**Data for this task:**
-------------------------
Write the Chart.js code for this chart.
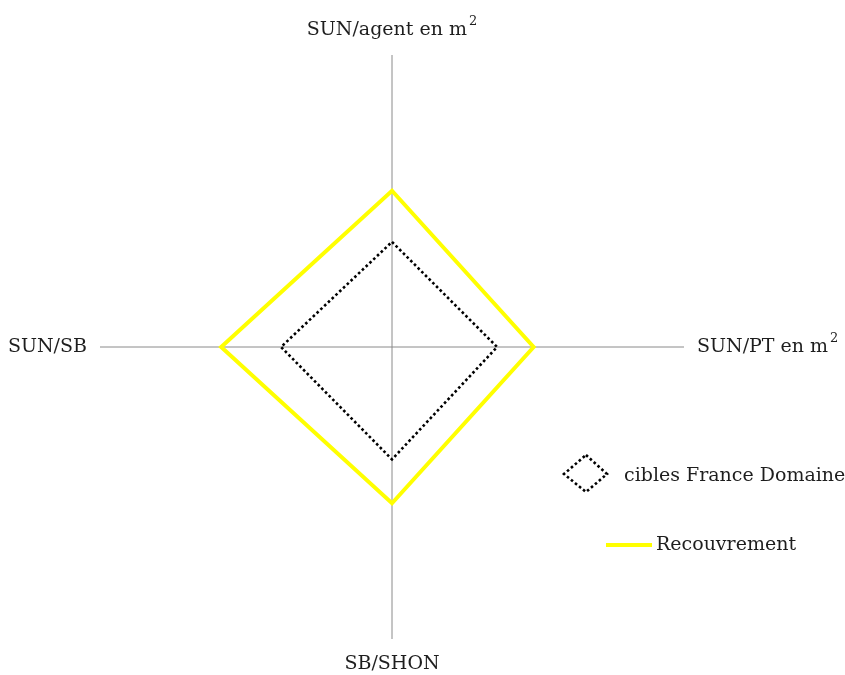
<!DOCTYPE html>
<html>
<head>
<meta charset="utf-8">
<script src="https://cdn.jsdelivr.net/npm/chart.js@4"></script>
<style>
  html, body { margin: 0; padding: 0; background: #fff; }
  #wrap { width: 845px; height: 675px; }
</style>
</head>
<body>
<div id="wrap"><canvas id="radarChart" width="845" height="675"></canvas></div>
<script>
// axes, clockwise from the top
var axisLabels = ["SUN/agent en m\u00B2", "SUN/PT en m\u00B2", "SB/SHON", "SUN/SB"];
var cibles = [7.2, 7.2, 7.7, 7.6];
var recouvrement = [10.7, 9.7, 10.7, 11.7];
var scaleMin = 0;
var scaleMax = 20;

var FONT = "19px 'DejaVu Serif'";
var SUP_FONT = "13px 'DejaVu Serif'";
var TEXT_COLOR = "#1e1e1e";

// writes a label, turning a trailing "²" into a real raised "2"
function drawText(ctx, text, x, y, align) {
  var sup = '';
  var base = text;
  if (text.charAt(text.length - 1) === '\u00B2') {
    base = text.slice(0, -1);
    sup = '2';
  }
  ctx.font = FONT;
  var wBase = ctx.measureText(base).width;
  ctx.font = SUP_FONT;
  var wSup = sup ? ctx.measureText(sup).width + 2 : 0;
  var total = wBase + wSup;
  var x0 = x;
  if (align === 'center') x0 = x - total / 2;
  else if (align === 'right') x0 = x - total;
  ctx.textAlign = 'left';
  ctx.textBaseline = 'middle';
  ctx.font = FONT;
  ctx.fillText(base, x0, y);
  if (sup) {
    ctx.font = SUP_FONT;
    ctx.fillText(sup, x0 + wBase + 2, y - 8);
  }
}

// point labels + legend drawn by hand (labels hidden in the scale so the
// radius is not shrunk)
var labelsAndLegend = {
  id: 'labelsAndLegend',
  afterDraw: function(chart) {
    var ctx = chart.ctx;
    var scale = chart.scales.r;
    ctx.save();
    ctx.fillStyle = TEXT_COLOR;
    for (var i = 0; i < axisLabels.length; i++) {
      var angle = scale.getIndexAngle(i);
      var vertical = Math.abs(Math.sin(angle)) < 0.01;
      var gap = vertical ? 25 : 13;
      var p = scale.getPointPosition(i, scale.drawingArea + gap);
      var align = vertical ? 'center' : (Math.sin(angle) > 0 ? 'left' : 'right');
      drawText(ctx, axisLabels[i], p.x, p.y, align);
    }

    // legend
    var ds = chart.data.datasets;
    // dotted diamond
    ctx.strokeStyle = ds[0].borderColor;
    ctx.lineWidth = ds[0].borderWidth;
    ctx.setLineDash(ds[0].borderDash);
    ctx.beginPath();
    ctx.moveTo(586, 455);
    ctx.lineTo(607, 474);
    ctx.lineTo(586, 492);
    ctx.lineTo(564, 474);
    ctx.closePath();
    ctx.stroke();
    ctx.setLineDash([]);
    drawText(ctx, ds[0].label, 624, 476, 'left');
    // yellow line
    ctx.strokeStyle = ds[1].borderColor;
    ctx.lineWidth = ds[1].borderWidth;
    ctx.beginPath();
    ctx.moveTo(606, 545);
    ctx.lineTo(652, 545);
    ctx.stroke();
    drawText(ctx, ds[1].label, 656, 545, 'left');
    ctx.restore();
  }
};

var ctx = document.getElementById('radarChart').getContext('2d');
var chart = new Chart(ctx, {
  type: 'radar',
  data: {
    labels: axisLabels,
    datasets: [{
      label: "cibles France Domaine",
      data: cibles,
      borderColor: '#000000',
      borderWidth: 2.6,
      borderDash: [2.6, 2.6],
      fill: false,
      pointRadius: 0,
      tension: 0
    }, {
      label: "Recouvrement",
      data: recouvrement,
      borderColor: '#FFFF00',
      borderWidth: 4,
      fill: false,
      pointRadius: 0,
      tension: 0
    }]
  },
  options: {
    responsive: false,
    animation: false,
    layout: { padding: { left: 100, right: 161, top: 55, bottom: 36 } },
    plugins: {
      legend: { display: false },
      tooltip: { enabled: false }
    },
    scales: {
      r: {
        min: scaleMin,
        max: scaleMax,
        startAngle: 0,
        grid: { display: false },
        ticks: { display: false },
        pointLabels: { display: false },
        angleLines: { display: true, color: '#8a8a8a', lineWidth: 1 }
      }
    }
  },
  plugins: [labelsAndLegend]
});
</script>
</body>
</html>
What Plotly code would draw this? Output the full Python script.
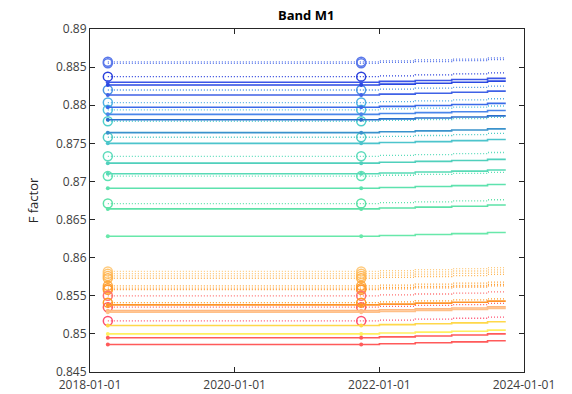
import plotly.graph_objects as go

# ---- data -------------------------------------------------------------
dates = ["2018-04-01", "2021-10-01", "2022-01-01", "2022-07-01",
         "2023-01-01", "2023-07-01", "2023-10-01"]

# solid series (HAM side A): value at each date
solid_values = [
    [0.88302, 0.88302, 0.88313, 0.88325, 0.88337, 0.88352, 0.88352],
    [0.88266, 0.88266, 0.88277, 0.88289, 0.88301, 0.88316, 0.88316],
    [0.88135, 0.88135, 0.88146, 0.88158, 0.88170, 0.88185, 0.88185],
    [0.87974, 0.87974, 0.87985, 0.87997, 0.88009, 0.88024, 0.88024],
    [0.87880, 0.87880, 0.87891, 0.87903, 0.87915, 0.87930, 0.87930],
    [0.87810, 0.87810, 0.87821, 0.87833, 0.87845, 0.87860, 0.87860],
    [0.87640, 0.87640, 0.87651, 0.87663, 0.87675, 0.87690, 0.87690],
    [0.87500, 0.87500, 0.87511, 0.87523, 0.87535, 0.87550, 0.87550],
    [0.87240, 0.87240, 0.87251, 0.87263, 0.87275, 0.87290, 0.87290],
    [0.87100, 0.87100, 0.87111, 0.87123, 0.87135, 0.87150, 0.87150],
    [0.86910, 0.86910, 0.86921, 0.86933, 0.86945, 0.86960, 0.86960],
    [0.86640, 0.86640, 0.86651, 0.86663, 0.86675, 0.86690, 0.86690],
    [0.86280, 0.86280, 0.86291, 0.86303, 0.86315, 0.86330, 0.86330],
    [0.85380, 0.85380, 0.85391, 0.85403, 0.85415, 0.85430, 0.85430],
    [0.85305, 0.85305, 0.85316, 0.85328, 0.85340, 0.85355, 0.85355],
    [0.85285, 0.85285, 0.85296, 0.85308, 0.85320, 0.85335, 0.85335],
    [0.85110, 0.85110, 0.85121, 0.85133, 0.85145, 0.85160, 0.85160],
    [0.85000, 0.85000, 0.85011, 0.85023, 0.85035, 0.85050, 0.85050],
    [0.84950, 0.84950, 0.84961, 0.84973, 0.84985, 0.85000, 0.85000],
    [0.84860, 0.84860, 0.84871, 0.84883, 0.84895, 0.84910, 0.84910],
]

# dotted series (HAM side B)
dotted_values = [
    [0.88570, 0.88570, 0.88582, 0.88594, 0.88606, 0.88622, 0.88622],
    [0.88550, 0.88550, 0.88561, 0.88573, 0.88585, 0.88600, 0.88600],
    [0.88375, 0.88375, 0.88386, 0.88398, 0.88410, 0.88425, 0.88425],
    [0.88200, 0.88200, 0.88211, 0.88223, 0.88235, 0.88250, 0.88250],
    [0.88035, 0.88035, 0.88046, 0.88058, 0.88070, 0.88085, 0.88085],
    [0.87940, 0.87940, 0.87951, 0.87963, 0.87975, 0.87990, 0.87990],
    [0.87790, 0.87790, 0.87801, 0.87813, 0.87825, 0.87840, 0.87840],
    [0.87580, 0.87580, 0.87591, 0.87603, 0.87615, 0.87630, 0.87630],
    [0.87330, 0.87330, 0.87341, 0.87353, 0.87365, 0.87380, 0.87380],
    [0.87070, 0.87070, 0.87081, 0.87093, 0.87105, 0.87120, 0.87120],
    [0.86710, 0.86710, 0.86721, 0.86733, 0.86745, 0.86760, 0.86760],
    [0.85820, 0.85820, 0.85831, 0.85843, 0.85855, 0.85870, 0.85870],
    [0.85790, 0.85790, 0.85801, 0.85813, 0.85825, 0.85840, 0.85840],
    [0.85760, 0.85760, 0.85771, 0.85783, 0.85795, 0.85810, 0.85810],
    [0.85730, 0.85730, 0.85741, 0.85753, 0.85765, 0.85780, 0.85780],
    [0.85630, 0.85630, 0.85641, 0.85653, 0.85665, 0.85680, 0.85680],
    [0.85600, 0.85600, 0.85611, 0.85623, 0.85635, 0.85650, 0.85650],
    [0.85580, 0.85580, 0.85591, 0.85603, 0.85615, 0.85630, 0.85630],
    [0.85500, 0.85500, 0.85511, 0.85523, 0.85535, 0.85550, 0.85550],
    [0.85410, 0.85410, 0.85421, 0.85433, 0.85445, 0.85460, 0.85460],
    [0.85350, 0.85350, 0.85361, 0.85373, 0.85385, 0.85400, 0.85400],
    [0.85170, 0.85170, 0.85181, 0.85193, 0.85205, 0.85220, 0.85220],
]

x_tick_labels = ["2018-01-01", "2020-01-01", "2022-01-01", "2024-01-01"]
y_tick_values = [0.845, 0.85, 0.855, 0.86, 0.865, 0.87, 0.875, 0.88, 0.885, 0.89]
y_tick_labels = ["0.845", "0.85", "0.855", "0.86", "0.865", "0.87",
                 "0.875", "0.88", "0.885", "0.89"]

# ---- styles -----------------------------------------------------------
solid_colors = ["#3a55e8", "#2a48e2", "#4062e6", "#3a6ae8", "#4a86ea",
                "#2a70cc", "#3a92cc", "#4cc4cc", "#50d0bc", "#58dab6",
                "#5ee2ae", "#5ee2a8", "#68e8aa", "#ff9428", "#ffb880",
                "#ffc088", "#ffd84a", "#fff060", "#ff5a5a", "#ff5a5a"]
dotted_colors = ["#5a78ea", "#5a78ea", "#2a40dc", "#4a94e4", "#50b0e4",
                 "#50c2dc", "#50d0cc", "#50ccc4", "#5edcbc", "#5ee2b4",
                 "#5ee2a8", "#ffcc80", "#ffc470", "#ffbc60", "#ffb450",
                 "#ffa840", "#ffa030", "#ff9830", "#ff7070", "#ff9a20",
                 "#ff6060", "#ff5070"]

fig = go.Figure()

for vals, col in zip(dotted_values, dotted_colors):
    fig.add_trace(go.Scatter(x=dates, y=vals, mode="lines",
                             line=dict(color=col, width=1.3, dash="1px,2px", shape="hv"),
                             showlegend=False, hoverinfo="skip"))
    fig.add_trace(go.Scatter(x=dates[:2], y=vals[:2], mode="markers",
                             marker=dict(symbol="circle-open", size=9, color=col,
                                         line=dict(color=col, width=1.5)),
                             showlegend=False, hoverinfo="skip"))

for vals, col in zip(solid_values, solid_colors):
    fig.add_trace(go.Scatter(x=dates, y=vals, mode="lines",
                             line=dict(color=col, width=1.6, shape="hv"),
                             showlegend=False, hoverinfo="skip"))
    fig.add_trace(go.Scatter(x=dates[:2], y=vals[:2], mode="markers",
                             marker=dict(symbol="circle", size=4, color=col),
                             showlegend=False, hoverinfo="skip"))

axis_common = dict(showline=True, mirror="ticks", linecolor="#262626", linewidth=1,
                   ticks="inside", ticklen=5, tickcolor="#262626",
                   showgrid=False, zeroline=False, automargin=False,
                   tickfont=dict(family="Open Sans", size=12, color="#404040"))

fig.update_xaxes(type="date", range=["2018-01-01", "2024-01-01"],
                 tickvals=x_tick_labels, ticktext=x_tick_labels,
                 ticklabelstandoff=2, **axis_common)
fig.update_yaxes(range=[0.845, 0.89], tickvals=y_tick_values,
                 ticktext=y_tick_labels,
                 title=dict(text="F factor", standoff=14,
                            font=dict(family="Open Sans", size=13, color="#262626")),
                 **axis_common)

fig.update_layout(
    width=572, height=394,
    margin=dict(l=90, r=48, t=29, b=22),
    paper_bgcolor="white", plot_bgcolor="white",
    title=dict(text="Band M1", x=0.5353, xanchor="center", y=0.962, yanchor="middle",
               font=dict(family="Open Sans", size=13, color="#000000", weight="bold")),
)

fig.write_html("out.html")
-------------------------
Write out every line of the entries that holds the word "code".

**Task result:**
Write the Chart.js code for this chart.
What Plotly code would draw this? Output the full Python script.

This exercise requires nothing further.